My idea of leadership without dominating is being able to inspire others, motivate, set a vision, communicate, and of course respect others. A leader must have an honest understanding of who they are, what they know, and what they are capable of. To be a successful leader, you have to be able to convince your followers, not just yourself or your superiors, that you are worthy of being followed. In my opinion, this can build confidence in your followers to have faith in you, in order to be able to lead. I strongly believe that good leaders are made rather, and not born.

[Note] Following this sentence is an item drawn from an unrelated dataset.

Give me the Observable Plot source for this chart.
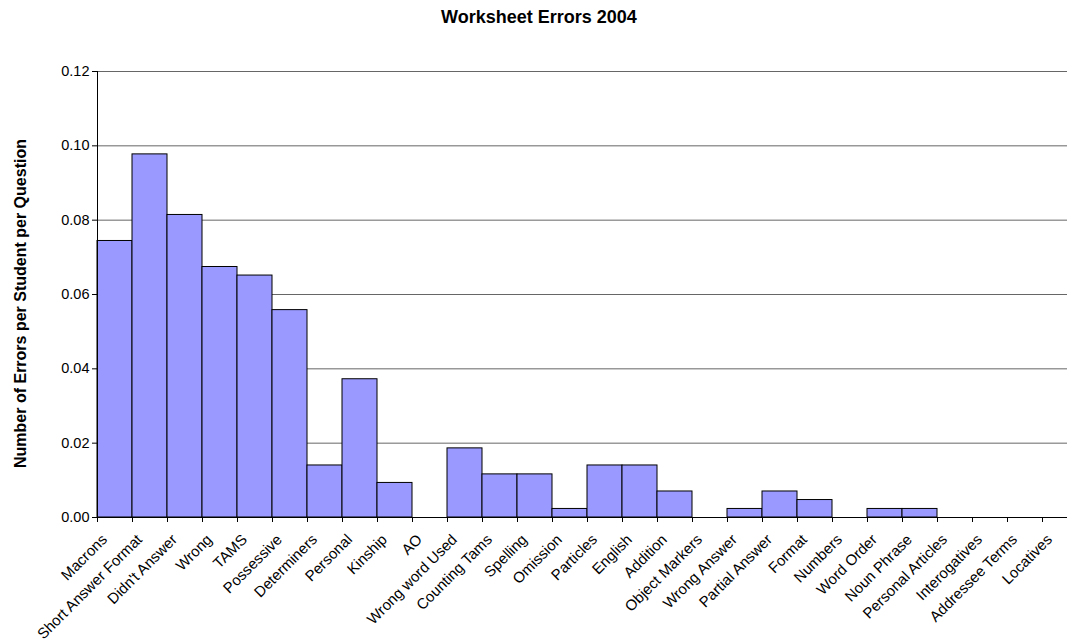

If you have the desire and willpower, you can become an effective leader. Good leaders are developed through a never ending process of self-study, education, training, and experience. My personal experience as a volunteer with the Kids against Hunger Program has allowed me to demonstrate being a leader without dominating the event. As a volunteer, I often would work with people with different capabilities and personalities. I learned if you respected the ideas of others they would respect you and often times my thoughts and suggestions would set the tone of the initiative and others would follow.
As a student you take on many responsibilities to include attending school, the completion of assignments on time, and studying. Responsibility means that I will show up to school on time and ready to learn; I will pay attention in class and I will be responsible for making sure I am participating in class and not relying on others to get me through. I realize that being responsible does not always mean that I will always accomplish my goals, but being responsible and oriented helps me to better accomplish the tasks ahead of me.
I take total responsibility for my life and would rather succeed than fail. A successful leader is one that is responsible; knows their strengths and weakness and is able to set realistic and attainable goals. Attendance is a frame of mind and a leadership characteristic in that your desire to learn sets you a part from others. This is the frame of mind I strive for on a daily basis. Participating in classroom discussions, volunteering at my part time job to taking on added responsibilities, to being a team player in DECA and helping with fund raising for children that have muscular dystrophy.
My experience has taught me that community involvement can lead to leadership roles. Often times when you step forward and out of your comfort zone you are being your self-worth for the type of individual you will be in the future. A recent group project in History class is a good example where each individual had specific responsibilities; however without an individual leader our group was unable to organize our ideas. I took this opportunity to step forward and volunteered to become the group leader, obtaining the cooperation of the other team members, which ultimately lead to our successful completion.